Some say that Perry will be like George W Bush. Not exactly. Perry was never really Bush's guy. In fact, by all accounts Bush quietly backed Kay Bailey Hutchison in the primary against Perry in the last election. He didn't publically make an endorsement, but Dick Cheney and George HW Bush did back Hutchison. From what I've heard, Bush and Perry aren't close, but you won't hear them say anything about it.

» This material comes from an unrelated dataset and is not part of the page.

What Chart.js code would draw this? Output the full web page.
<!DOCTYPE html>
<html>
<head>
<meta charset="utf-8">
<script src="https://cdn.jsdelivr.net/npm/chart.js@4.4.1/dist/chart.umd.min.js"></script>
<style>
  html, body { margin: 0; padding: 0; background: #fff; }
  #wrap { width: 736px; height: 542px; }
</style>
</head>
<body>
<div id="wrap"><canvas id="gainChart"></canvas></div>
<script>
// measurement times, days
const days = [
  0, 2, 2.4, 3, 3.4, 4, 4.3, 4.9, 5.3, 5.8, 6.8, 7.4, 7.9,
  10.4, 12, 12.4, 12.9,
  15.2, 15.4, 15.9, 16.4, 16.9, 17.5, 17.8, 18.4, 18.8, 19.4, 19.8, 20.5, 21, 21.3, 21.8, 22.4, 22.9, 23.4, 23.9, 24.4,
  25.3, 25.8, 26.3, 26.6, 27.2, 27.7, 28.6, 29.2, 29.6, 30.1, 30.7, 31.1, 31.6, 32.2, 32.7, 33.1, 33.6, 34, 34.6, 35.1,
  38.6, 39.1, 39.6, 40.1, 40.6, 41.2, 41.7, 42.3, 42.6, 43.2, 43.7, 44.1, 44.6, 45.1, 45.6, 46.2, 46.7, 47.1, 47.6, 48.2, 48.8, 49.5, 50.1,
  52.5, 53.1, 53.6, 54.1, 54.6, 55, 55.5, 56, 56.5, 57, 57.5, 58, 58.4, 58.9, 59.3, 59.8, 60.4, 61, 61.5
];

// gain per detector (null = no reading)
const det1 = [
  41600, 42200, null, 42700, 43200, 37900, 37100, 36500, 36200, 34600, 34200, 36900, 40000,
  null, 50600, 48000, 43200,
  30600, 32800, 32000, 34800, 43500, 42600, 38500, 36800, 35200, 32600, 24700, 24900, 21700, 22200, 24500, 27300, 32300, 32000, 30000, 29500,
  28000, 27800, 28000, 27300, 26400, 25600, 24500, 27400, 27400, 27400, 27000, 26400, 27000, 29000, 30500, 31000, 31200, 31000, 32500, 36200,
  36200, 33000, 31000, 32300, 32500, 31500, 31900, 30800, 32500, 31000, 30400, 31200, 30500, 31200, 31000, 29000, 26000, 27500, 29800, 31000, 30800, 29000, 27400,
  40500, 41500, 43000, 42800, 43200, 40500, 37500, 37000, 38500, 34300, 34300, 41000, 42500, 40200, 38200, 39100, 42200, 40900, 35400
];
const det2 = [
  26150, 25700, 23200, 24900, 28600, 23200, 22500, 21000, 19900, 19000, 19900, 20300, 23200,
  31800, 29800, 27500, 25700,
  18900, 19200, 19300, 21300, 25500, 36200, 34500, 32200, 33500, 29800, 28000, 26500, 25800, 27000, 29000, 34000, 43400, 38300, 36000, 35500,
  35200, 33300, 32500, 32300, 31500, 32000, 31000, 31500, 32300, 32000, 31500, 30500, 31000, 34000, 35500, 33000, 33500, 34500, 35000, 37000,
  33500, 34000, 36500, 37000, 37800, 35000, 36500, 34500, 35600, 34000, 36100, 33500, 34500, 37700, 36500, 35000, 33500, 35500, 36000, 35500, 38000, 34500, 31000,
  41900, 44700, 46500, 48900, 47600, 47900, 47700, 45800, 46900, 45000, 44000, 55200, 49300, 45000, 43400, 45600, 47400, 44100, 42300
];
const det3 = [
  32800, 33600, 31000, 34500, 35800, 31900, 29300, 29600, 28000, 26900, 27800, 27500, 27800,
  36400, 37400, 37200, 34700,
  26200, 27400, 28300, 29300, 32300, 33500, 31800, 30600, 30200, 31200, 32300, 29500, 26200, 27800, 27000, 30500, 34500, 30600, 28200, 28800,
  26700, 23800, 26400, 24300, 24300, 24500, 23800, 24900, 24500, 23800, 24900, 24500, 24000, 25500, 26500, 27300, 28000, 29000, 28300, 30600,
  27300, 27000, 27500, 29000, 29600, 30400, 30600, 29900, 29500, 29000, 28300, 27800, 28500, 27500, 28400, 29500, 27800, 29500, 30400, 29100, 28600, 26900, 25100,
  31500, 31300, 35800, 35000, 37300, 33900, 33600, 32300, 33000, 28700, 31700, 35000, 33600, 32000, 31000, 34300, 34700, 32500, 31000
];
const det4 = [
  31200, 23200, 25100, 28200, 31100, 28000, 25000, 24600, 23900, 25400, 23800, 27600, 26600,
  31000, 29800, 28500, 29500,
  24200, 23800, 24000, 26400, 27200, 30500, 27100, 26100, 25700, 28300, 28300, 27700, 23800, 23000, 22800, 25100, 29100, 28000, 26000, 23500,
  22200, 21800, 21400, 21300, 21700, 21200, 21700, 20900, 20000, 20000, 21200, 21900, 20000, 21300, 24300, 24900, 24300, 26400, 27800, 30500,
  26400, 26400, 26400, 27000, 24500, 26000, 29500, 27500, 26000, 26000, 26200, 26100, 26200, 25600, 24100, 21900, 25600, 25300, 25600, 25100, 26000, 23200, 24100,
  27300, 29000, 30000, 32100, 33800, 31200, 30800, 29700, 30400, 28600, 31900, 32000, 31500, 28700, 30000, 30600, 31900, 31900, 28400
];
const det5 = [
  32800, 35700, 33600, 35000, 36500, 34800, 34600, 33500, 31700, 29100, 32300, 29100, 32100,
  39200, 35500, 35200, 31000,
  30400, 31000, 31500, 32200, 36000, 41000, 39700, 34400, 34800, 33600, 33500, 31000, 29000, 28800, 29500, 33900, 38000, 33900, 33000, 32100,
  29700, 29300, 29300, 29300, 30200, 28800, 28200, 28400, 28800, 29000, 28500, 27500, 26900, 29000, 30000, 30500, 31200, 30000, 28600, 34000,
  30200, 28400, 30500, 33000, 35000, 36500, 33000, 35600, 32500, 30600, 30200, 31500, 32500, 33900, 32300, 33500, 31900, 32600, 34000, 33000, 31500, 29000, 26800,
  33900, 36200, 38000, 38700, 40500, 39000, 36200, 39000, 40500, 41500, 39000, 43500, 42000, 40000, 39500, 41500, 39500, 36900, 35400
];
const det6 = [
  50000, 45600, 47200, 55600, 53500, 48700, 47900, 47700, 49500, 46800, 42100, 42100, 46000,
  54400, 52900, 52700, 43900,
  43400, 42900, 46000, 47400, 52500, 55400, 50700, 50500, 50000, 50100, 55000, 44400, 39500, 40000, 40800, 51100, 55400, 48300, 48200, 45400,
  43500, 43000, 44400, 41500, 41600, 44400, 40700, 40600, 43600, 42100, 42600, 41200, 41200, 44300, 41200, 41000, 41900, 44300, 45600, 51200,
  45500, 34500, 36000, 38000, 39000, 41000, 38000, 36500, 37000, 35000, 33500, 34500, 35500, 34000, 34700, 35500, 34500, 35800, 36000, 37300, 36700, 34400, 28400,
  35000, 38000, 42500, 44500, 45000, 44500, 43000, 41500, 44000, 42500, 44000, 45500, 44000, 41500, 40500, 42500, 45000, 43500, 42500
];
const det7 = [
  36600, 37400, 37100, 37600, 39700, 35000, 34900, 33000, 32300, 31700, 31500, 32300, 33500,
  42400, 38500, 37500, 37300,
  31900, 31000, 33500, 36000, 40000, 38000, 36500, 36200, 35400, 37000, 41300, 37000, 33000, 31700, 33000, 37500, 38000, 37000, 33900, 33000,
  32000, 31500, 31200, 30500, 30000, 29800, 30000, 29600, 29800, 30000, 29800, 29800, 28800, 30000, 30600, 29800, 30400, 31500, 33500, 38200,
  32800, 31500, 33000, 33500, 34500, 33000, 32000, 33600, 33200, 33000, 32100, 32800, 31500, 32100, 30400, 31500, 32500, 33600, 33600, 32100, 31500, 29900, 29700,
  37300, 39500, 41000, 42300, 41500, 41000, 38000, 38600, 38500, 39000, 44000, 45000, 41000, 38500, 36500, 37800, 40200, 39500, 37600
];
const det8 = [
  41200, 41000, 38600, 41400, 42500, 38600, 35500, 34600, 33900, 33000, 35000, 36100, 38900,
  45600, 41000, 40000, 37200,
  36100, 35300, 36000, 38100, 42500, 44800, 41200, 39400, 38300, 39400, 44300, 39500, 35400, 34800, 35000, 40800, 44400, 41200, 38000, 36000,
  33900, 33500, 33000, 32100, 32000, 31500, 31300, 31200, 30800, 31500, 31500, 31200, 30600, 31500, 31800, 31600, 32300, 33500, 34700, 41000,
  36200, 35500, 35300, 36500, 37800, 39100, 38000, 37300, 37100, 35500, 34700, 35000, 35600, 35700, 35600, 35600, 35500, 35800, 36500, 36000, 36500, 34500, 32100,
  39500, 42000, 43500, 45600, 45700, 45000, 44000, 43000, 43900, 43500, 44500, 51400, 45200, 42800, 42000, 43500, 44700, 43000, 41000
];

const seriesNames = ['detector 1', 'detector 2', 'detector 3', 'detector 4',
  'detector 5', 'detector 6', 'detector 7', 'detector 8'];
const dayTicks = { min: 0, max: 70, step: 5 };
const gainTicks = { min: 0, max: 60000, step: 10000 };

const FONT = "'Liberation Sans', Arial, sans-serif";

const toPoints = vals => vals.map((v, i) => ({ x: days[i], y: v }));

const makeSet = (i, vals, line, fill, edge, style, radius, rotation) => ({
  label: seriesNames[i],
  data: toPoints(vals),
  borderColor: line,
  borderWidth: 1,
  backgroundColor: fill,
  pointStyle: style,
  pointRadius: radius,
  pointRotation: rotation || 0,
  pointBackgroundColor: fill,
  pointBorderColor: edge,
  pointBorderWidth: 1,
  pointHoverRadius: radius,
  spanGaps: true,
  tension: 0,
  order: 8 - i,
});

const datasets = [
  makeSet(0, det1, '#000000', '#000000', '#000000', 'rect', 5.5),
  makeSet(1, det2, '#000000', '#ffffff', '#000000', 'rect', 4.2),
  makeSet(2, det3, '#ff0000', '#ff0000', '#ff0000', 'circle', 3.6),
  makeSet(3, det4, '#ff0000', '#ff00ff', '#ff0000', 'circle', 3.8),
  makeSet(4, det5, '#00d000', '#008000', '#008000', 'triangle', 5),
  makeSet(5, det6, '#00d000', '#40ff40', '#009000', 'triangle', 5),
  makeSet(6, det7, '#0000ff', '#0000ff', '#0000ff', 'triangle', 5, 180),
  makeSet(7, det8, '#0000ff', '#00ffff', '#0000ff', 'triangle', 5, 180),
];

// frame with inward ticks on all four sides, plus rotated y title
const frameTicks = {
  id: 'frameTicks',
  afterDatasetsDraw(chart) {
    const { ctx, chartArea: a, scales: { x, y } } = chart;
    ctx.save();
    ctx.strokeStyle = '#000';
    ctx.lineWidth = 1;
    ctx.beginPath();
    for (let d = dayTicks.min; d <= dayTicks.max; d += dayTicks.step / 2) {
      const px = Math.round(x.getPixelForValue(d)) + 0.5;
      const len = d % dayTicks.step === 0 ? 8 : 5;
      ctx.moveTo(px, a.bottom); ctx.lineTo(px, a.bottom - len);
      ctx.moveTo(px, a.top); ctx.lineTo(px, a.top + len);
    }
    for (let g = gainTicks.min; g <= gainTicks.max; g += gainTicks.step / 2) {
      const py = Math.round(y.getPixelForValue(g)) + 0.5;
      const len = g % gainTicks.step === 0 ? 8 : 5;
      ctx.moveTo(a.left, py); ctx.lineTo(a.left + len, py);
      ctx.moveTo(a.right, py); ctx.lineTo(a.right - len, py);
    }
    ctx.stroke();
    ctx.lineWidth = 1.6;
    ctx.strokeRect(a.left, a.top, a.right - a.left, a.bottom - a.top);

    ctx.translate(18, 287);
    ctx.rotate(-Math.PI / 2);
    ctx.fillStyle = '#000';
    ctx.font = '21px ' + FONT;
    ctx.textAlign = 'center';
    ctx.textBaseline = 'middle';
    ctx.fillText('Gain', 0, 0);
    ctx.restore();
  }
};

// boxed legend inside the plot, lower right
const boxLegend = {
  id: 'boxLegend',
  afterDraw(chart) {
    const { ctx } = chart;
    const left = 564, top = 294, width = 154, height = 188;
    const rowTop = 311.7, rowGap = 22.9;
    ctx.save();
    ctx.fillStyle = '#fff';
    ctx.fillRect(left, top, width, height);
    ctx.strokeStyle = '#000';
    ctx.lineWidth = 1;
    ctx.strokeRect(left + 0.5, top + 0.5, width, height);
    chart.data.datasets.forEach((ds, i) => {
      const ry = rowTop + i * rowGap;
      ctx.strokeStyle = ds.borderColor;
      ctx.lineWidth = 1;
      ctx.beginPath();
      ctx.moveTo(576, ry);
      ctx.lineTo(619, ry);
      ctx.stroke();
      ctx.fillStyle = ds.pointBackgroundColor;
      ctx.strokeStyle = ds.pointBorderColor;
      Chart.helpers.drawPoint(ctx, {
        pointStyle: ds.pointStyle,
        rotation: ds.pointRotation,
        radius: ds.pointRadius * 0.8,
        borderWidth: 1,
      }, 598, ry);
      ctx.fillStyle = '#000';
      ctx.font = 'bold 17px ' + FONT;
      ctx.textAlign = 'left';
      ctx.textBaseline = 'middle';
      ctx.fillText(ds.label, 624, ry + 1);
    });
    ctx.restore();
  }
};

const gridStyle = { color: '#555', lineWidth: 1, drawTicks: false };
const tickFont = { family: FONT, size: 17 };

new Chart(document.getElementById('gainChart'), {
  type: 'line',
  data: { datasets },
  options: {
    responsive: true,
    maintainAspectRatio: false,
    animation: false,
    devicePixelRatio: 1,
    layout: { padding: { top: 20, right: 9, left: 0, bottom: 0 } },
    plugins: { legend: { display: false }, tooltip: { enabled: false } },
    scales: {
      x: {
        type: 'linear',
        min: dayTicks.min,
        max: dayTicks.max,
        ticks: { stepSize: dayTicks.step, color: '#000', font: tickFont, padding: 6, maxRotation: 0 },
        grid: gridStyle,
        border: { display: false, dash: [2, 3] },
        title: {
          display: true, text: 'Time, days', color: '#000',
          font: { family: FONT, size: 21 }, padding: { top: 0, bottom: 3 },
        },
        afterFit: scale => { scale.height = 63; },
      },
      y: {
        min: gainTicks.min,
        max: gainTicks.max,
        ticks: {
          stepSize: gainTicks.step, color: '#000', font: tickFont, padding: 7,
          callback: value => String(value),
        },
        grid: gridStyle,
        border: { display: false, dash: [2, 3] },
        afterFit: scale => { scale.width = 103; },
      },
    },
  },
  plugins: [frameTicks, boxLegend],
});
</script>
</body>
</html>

The media is going to try and paint Perry as "The social conservative candidate." When you have a 20 year record, you have a lot more than that in your campaign.  I think Perry's best chance is to focus on the top three issues. Jobs, Jobs, and Jobs. It's the economy. That's the advantage has with Perry having a long record from Texas. Texas is in much better shape than a lot of states when it comes to the economy. That's where the growth is. One comment Perry made when asked if his campaign could sell in swing states like Pennsylvania is "I think people in Pennsylvania want jobs too." Perry's experience is what separates him from Bachmann. Perry can run on the economy, while also being a social conservative. Bachmann can run on as a social conservative activist who is also a fiscal conservative. The subtle wording is the difference between the candidates. It's the emphasis. I like Bachmann. I don't think she can win a presidential race right now. I'd like to see her stay in congress. We need her there. Perry won't emphasize the social issues as much as Bachmann, but he'll be reliable on life issues when needed. He is outspoken on the 2nd Amendment, and some coyote made the mistake of going near his daughters dog.

Compare Perry's experience as an executive to Obama. It's no comparison. 20 years (10 as governor) as a large state executive to 4 with the country. Economic matters? Anybody is better than Obama, but 40% of the new jobs have been created in Texas. Weakness - Perry is a Texas governor. So was Bush. Turn that into a positive. Perry's not Bush and had more experience on the state level than Bush. 10 years as governor against 6. Texas created jobs. Obama lost jobs. That's why Perry can win.


Chris said...

The left wingers sure do hate him. It's as if they think Obama is doing a great job the way the media promos him.

The reality is we can't aford another 4 years like this. And that is what Obama will give us. More spending and bigger debt.

Angela said...

Perry can and will say whatever he wants, but the truth is that he wanted to run for Agricultural Commissioner as a Republican because the Democrat was beatable. It had nothing to do with a philosophical epiphany.